When I used to have a radio show on WCUW in Worcester, Mass., it was right around the time when the Department of Homeland Security was issuing those stupid color-coded "Threat Alert" things every day.
I used to announce the "Threat Alert" and then play a random selection from Ken Nordine's "Colors" album.
"Today's threat alert: Chartruese...Wanted to quit...WHY NOT?!"
Must be Ken Nordine week! yours' is, I think, the third reference in three days...
Way back in history, about the time of this ad, car models often came with a little chunk of molded plastic that was supposed to represent a record player. When cut apart, these little cover minis were just about the right scale to match the models.
Ken Nordine! When I was a little boy, my dad would get nostalgic twice a year and play his 45 of "The Shifting, Whispering Sands." And when I was in high school he had a series called Word Jazz. Wow. Ken Nordine.

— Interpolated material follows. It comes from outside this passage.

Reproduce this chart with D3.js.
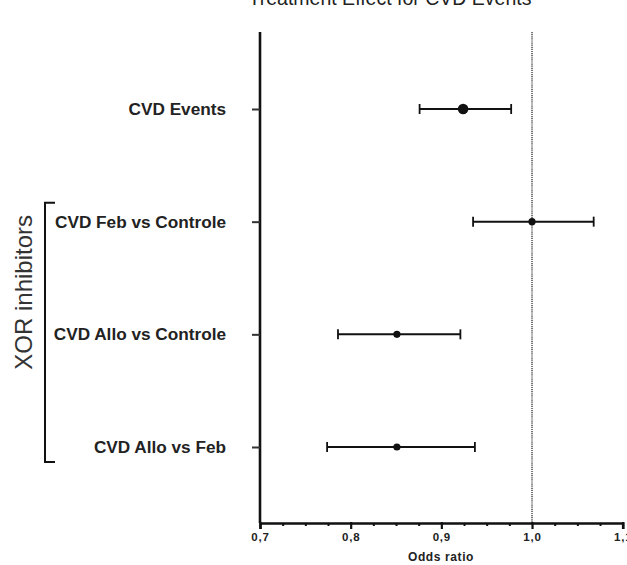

Ken Nordine is still on the air, at least here in the Chicago market. He's on Sunday nights at midnight, when the big hand and the little hand get together to chime the time, right in the middle of the week that was and the week that's gonna be.I have a bunch of his shows recorded to CD off the radio for my own enjoyment.
Now that I think of that, back in my cartoon days at StarToons, his son used to work at a film transfer place in Chicago. He used to do some of our film tests for us, which blew my mind, and still does.
Ken lives in Wisconsin now, I think.
Thanks guys!
[-Mgmt.]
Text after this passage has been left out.